Source data
━━━

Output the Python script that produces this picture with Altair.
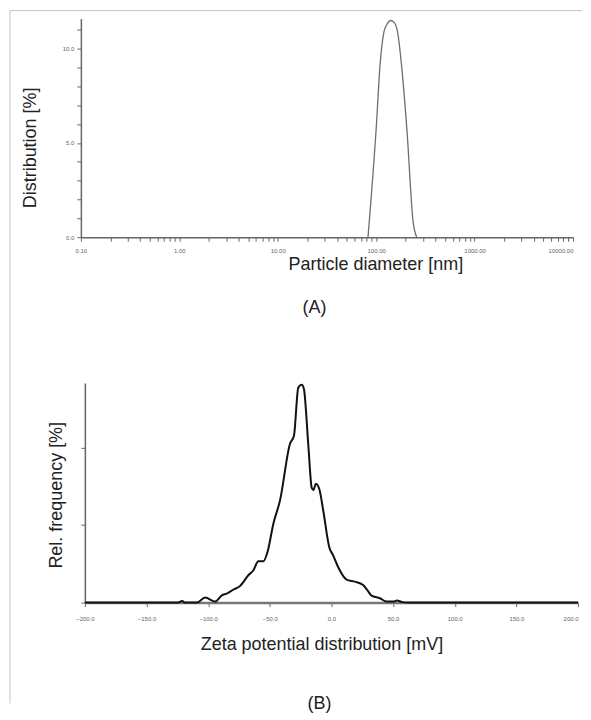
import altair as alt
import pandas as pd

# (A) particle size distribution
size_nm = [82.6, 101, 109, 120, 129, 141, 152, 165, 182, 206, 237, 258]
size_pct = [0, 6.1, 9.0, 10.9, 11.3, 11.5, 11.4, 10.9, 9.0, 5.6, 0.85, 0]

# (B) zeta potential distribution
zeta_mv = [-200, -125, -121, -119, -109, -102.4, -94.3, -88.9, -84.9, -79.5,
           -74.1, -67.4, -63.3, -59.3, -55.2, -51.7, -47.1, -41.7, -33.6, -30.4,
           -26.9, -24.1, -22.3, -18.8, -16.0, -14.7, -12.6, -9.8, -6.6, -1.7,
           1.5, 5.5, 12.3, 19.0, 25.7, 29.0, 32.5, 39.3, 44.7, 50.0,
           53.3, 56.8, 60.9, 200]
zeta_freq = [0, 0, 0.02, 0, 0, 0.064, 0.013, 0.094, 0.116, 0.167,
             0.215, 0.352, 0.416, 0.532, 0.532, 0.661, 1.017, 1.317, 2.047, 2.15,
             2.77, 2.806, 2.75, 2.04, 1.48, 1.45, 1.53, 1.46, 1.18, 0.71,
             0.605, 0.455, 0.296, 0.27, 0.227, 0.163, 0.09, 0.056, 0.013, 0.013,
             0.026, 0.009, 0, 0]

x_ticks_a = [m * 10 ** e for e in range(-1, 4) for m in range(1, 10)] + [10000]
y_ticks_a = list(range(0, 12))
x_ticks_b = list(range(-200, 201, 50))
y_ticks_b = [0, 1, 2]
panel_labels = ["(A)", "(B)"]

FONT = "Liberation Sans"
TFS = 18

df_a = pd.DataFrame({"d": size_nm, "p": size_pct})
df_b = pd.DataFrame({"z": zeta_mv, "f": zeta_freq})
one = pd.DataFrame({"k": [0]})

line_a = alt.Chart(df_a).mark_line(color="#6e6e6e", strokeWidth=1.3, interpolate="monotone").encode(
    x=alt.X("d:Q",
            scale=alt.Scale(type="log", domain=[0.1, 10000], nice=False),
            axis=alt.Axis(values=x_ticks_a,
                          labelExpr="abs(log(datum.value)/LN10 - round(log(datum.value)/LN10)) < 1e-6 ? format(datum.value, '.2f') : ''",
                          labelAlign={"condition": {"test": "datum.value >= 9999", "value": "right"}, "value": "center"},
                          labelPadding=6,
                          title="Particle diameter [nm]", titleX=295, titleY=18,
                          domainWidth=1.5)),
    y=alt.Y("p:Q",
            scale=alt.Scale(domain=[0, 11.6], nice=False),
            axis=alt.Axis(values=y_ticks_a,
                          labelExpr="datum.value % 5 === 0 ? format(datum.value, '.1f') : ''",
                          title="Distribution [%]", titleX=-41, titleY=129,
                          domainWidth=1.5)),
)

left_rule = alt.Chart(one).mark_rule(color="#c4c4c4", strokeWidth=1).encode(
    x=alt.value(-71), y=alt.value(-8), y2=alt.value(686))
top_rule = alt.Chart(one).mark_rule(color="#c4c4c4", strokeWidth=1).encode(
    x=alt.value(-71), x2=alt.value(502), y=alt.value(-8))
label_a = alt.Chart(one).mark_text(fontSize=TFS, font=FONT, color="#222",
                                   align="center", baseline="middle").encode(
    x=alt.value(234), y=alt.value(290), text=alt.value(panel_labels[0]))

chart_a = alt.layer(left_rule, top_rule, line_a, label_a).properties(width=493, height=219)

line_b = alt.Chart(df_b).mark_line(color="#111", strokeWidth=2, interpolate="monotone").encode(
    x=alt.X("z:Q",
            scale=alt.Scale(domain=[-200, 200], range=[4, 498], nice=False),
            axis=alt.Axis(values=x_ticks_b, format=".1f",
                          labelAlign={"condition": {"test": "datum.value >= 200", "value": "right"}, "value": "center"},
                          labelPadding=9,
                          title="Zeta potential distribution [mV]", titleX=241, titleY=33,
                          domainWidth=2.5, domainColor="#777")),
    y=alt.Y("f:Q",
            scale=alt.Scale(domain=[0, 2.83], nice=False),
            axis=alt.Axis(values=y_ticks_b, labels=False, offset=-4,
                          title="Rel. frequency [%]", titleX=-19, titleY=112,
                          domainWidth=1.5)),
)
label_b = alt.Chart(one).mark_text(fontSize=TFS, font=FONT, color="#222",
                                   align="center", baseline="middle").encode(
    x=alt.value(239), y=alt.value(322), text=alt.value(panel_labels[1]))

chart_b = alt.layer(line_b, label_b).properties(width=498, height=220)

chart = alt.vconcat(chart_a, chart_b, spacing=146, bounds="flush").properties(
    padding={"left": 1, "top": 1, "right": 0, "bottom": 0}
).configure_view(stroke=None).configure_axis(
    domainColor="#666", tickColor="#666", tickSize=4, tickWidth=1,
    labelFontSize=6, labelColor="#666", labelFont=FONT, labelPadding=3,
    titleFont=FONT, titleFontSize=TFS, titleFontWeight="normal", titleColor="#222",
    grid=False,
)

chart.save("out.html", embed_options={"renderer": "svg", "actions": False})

━━━

Copy out the whole listing exactly, and don't carry over any pictures.

Output of the task
Output the Python script that produces this picture with Altair.
import altair as alt
import pandas as pd

# (A) particle size distribution
size_nm = [82.6, 101, 109, 120, 129, 141, 152, 165, 182, 206, 237, 258]
size_pct = [0, 6.1, 9.0, 10.9, 11.3, 11.5, 11.4, 10.9, 9.0, 5.6, 0.85, 0]

# (B) zeta potential distribution
zeta_mv = [-200, -125, -121, -119, -109, -102.4, -94.3, -88.9, -84.9, -79.5,
           -74.1, -67.4, -63.3, -59.3, -55.2, -51.7, -47.1, -41.7, -33.6, -30.4,
           -26.9, -24.1, -22.3, -18.8, -16.0, -14.7, -12.6, -9.8, -6.6, -1.7,
           1.5, 5.5, 12.3, 19.0, 25.7, 29.0, 32.5, 39.3, 44.7, 50.0,
           53.3, 56.8, 60.9, 200]
zeta_freq = [0, 0, 0.02, 0, 0, 0.064, 0.013, 0.094, 0.116, 0.167,
             0.215, 0.352, 0.416, 0.532, 0.532, 0.661, 1.017, 1.317, 2.047, 2.15,
             2.77, 2.806, 2.75, 2.04, 1.48, 1.45, 1.53, 1.46, 1.18, 0.71,
             0.605, 0.455, 0.296, 0.27, 0.227, 0.163, 0.09, 0.056, 0.013, 0.013,
             0.026, 0.009, 0, 0]

x_ticks_a = [m * 10 ** e for e in range(-1, 4) for m in range(1, 10)] + [10000]
y_ticks_a = list(range(0, 12))
x_ticks_b = list(range(-200, 201, 50))
y_ticks_b = [0, 1, 2]
panel_labels = ["(A)", "(B)"]

FONT = "Liberation Sans"
TFS = 18

df_a = pd.DataFrame({"d": size_nm, "p": size_pct})
df_b = pd.DataFrame({"z": zeta_mv, "f": zeta_freq})
one = pd.DataFrame({"k": [0]})

line_a = alt.Chart(df_a).mark_line(color="#6e6e6e", strokeWidth=1.3, interpolate="monotone").encode(
    x=alt.X("d:Q",
            scale=alt.Scale(type="log", domain=[0.1, 10000], nice=False),
            axis=alt.Axis(values=x_ticks_a,
                          labelExpr="abs(log(datum.value)/LN10 - round(log(datum.value)/LN10)) < 1e-6 ? format(datum.value, '.2f') : ''",
                          labelAlign={"condition": {"test": "datum.value >= 9999", "value": "right"}, "value": "center"},
                          labelPadding=6,
                          title="Particle diameter [nm]", titleX=295, titleY=18,
                          domainWidth=1.5)),
    y=alt.Y("p:Q",
            scale=alt.Scale(domain=[0, 11.6], nice=False),
            axis=alt.Axis(values=y_ticks_a,
                          labelExpr="datum.value % 5 === 0 ? format(datum.value, '.1f') : ''",
                          title="Distribution [%]", titleX=-41, titleY=129,
                          domainWidth=1.5)),
)

left_rule = alt.Chart(one).mark_rule(color="#c4c4c4", strokeWidth=1).encode(
    x=alt.value(-71), y=alt.value(-8), y2=alt.value(686))
top_rule = alt.Chart(one).mark_rule(color="#c4c4c4", strokeWidth=1).encode(
    x=alt.value(-71), x2=alt.value(502), y=alt.value(-8))
label_a = alt.Chart(one).mark_text(fontSize=TFS, font=FONT, color="#222",
                                   align="center", baseline="middle").encode(
    x=alt.value(234), y=alt.value(290), text=alt.value(panel_labels[0]))

chart_a = alt.layer(left_rule, top_rule, line_a, label_a).properties(width=493, height=219)

line_b = alt.Chart(df_b).mark_line(color="#111", strokeWidth=2, interpolate="monotone").encode(
    x=alt.X("z:Q",
            scale=alt.Scale(domain=[-200, 200], range=[4, 498], nice=False),
            axis=alt.Axis(values=x_ticks_b, format=".1f",
                          labelAlign={"condition": {"test": "datum.value >= 200", "value": "right"}, "value": "center"},
                          labelPadding=9,
                          title="Zeta potential distribution [mV]", titleX=241, titleY=33,
                          domainWidth=2.5, domainColor="#777")),
    y=alt.Y("f:Q",
            scale=alt.Scale(domain=[0, 2.83], nice=False),
            axis=alt.Axis(values=y_ticks_b, labels=False, offset=-4,
                          title="Rel. frequency [%]", titleX=-19, titleY=112,
                          domainWidth=1.5)),
)
label_b = alt.Chart(one).mark_text(fontSize=TFS, font=FONT, color="#222",
                                   align="center", baseline="middle").encode(
    x=alt.value(239), y=alt.value(322), text=alt.value(panel_labels[1]))

chart_b = alt.layer(line_b, label_b).properties(width=498, height=220)

chart = alt.vconcat(chart_a, chart_b, spacing=146, bounds="flush").properties(
    padding={"left": 1, "top": 1, "right": 0, "bottom": 0}
).configure_view(stroke=None).configure_axis(
    domainColor="#666", tickColor="#666", tickSize=4, tickWidth=1,
    labelFontSize=6, labelColor="#666", labelFont=FONT, labelPadding=3,
    titleFont=FONT, titleFontSize=TFS, titleFontWeight="normal", titleColor="#222",
    grid=False,
)

chart.save("out.html", embed_options={"renderer": "svg", "actions": False})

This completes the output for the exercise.